··· GIVEN DATA ···
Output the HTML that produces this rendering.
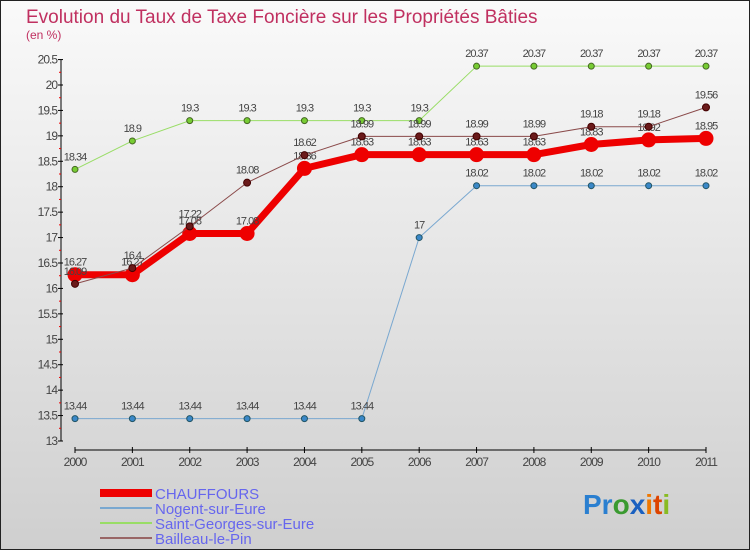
<!DOCTYPE html>
<html><head><meta charset="utf-8"><style>
body{margin:0;width:750px;height:550px;overflow:hidden}
svg{display:block;font-family:"Liberation Sans",sans-serif}
</style></head><body>
<svg width="750" height="550" viewBox="0 0 750 550">
<defs><linearGradient id="bg" x1="0" y1="0" x2="0" y2="1"><stop offset="0" stop-color="#fafafa"/><stop offset="1" stop-color="#cfcfcf"/></linearGradient></defs>
<rect x="0.5" y="0.5" width="749" height="549" fill="url(#bg)" stroke="#222"/>
<text x="26" y="23" font-size="19" fill="#c03060">Evolution du Taux de Taxe Foncière sur les Propriétés Bâties</text>
<text x="26" y="39" font-size="12" fill="#c03060">(en %)</text>
<g id="axes"></g>
<g id="series"></g>
<g id="legend" font-size="15" fill="#6666ee">
<rect x="100" y="489" width="52" height="8" fill="#e00"/>
<text x="155" y="499" fill="#6666ee">CHAUFFOURS</text>
<line x1="100" y1="508" x2="152" y2="508" stroke="#7aa8d0" stroke-width="2"/>
<text x="155" y="514" fill="#6666ee">Nogent-sur-Eure</text>
<line x1="100" y1="523" x2="152" y2="523" stroke="#99dd66" stroke-width="2"/>
<text x="155" y="529" fill="#6666ee">Saint-Georges-sur-Eure</text>
<line x1="100" y1="538" x2="152" y2="538" stroke="#996666" stroke-width="2"/>
<text x="155" y="544" fill="#6666ee">Bailleau-le-Pin</text>
</g>
<g font-size="28" font-weight="bold">
<text x="583" y="514"><tspan fill="#2a7fd0">Pr</tspan><tspan fill="#3a9a30">o</tspan><tspan fill="#1a60c0">x</tspan><tspan fill="#ee7700">i</tspan><tspan fill="#dd4400">t</tspan><tspan fill="#88bb22">i</tspan></text>
</g>
</svg>
<script>
const years=[2000,2001,2002,2003,2004,2005,2006,2007,2008,2009,2010,2011];
const yTicks=[13,13.5,14,14.5,15,15.5,16,16.5,17,17.5,18,18.5,19,19.5,20,20.5];
const chauffours=[16.27,16.27,17.08,17.08,18.36,18.63,18.63,18.63,18.63,18.83,18.92,18.95];
const nogent=[13.44,13.44,13.44,13.44,13.44,13.44,17,18.02,18.02,18.02,18.02,18.02];
const saintGeorges=[18.34,18.9,19.3,19.3,19.3,19.3,19.3,20.37,20.37,20.37,20.37,20.37];
const bailleau=[16.09,16.4,17.22,18.08,18.62,18.99,18.99,18.99,18.99,19.18,19.18,19.56];
const NS="http://www.w3.org/2000/svg";
const xp=i=>75+i*(631/11);
const yp=v=>441-(v-13)*(356/7);
function mk(tag,attrs,parent){const e=document.createElementNS(NS,tag);for(const k in attrs)e.setAttribute(k,attrs[k]);parent.appendChild(e);return e;}
const ax=document.getElementById('axes');
let l=mk('line',{x1:61,y1:yp(20.5),x2:61,y2:yp(13),stroke:'#000','stroke-width':1},ax);


for(let v=13;v<=20.5;v+=0.25){
 const major=Math.abs(v*2-Math.round(v*2))<1e-6;
 const t=mk('line',{x1:major?58:59,y1:yp(v),x2:major?63:61,y2:yp(v),stroke:major?'#000':'#e00','stroke-width':1},ax);
 
 
}
yTicks.forEach(v=>{const t=mk('text',{x:57,y:yp(v)+4,'font-size':12,fill:'#444','text-anchor':'end','letter-spacing':'-1'},ax);t.textContent=String(v);
 
 });
l=mk('line',{x1:75,y1:450,x2:706,y2:450,stroke:'#000','stroke-width':1},ax);


years.forEach((y,i)=>{const t=mk('line',{x1:xp(i),y1:447,x2:xp(i),y2:453,stroke:'#000'},ax);
 
 
 const tx=mk('text',{x:xp(i),y:466,'font-size':12,fill:'#444','text-anchor':'middle','letter-spacing':'-1'},ax);tx.textContent=y;
 
 });
const sg=document.getElementById('series');
function series(name,data,color,w,r,dot,dotStroke){
 const g=mk('g',{},sg);
 
 
 const p=mk('polyline',{points:data.map((v,i)=>xp(i)+','+yp(v)).join(' '),fill:'none',stroke:color,'stroke-width':w,'stroke-linejoin':'round'},g);
 
 
 data.forEach((v,i)=>{const c=mk('circle',{cx:xp(i),cy:yp(v),r:r,fill:dot,stroke:dotStroke,'stroke-width':1},g);
  
  
  const t=mk('text',{x:xp(i),y:yp(v)-9,'font-size':11,fill:'#444','text-anchor':'middle','letter-spacing':'-1'},g);t.textContent=String(v);
  
  });
}
series('nogent',nogent,'#7aa8d0',1,3,'#3a88c8','#256');
series('saint-georges',saintGeorges,'#99dd66',1,3,'#77cc33','#462');
series('chauffours',chauffours,'#ee0000',7,7,'#ee0000','#ee0000');
series('bailleau',bailleau,'#8a4a4a',1,3.5,'#6a1a1a','#400');
</script>
</body></html>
···
§ **EXERCISE AIM**
Reproduce every line of the material precisely, omitting its pictures.

§ **OUTPUT BELOW**
Output the HTML that produces this rendering.
<!DOCTYPE html>
<html><head><meta charset="utf-8"><style>
body{margin:0;width:750px;height:550px;overflow:hidden}
svg{display:block;font-family:"Liberation Sans",sans-serif}
</style></head><body>
<svg width="750" height="550" viewBox="0 0 750 550">
<defs><linearGradient id="bg" x1="0" y1="0" x2="0" y2="1"><stop offset="0" stop-color="#fafafa"/><stop offset="1" stop-color="#cfcfcf"/></linearGradient></defs>
<rect x="0.5" y="0.5" width="749" height="549" fill="url(#bg)" stroke="#222"/>
<text x="26" y="23" font-size="19" fill="#c03060">Evolution du Taux de Taxe Foncière sur les Propriétés Bâties</text>
<text x="26" y="39" font-size="12" fill="#c03060">(en %)</text>
<g id="axes"></g>
<g id="series"></g>
<g id="legend" font-size="15" fill="#6666ee">
<rect x="100" y="489" width="52" height="8" fill="#e00"/>
<text x="155" y="499" fill="#6666ee">CHAUFFOURS</text>
<line x1="100" y1="508" x2="152" y2="508" stroke="#7aa8d0" stroke-width="2"/>
<text x="155" y="514" fill="#6666ee">Nogent-sur-Eure</text>
<line x1="100" y1="523" x2="152" y2="523" stroke="#99dd66" stroke-width="2"/>
<text x="155" y="529" fill="#6666ee">Saint-Georges-sur-Eure</text>
<line x1="100" y1="538" x2="152" y2="538" stroke="#996666" stroke-width="2"/>
<text x="155" y="544" fill="#6666ee">Bailleau-le-Pin</text>
</g>
<g font-size="28" font-weight="bold">
<text x="583" y="514"><tspan fill="#2a7fd0">Pr</tspan><tspan fill="#3a9a30">o</tspan><tspan fill="#1a60c0">x</tspan><tspan fill="#ee7700">i</tspan><tspan fill="#dd4400">t</tspan><tspan fill="#88bb22">i</tspan></text>
</g>
</svg>
<script>
const years=[2000,2001,2002,2003,2004,2005,2006,2007,2008,2009,2010,2011];
const yTicks=[13,13.5,14,14.5,15,15.5,16,16.5,17,17.5,18,18.5,19,19.5,20,20.5];
const chauffours=[16.27,16.27,17.08,17.08,18.36,18.63,18.63,18.63,18.63,18.83,18.92,18.95];
const nogent=[13.44,13.44,13.44,13.44,13.44,13.44,17,18.02,18.02,18.02,18.02,18.02];
const saintGeorges=[18.34,18.9,19.3,19.3,19.3,19.3,19.3,20.37,20.37,20.37,20.37,20.37];
const bailleau=[16.09,16.4,17.22,18.08,18.62,18.99,18.99,18.99,18.99,19.18,19.18,19.56];
const NS="http://www.w3.org/2000/svg";
const xp=i=>75+i*(631/11);
const yp=v=>441-(v-13)*(356/7);
function mk(tag,attrs,parent){const e=document.createElementNS(NS,tag);for(const k in attrs)e.setAttribute(k,attrs[k]);parent.appendChild(e);return e;}
const ax=document.getElementById('axes');
let l=mk('line',{x1:61,y1:yp(20.5),x2:61,y2:yp(13),stroke:'#000','stroke-width':1},ax);


for(let v=13;v<=20.5;v+=0.25){
 const major=Math.abs(v*2-Math.round(v*2))<1e-6;
 const t=mk('line',{x1:major?58:59,y1:yp(v),x2:major?63:61,y2:yp(v),stroke:major?'#000':'#e00','stroke-width':1},ax);
 
 
}
yTicks.forEach(v=>{const t=mk('text',{x:57,y:yp(v)+4,'font-size':12,fill:'#444','text-anchor':'end','letter-spacing':'-1'},ax);t.textContent=String(v);
 
 });
l=mk('line',{x1:75,y1:450,x2:706,y2:450,stroke:'#000','stroke-width':1},ax);


years.forEach((y,i)=>{const t=mk('line',{x1:xp(i),y1:447,x2:xp(i),y2:453,stroke:'#000'},ax);
 
 
 const tx=mk('text',{x:xp(i),y:466,'font-size':12,fill:'#444','text-anchor':'middle','letter-spacing':'-1'},ax);tx.textContent=y;
 
 });
const sg=document.getElementById('series');
function series(name,data,color,w,r,dot,dotStroke){
 const g=mk('g',{},sg);
 
 
 const p=mk('polyline',{points:data.map((v,i)=>xp(i)+','+yp(v)).join(' '),fill:'none',stroke:color,'stroke-width':w,'stroke-linejoin':'round'},g);
 
 
 data.forEach((v,i)=>{const c=mk('circle',{cx:xp(i),cy:yp(v),r:r,fill:dot,stroke:dotStroke,'stroke-width':1},g);
  
  
  const t=mk('text',{x:xp(i),y:yp(v)-9,'font-size':11,fill:'#444','text-anchor':'middle','letter-spacing':'-1'},g);t.textContent=String(v);
  
  });
}
series('nogent',nogent,'#7aa8d0',1,3,'#3a88c8','#256');
series('saint-georges',saintGeorges,'#99dd66',1,3,'#77cc33','#462');
series('chauffours',chauffours,'#ee0000',7,7,'#ee0000','#ee0000');
series('bailleau',bailleau,'#8a4a4a',1,3.5,'#6a1a1a','#400');
</script>
</body></html>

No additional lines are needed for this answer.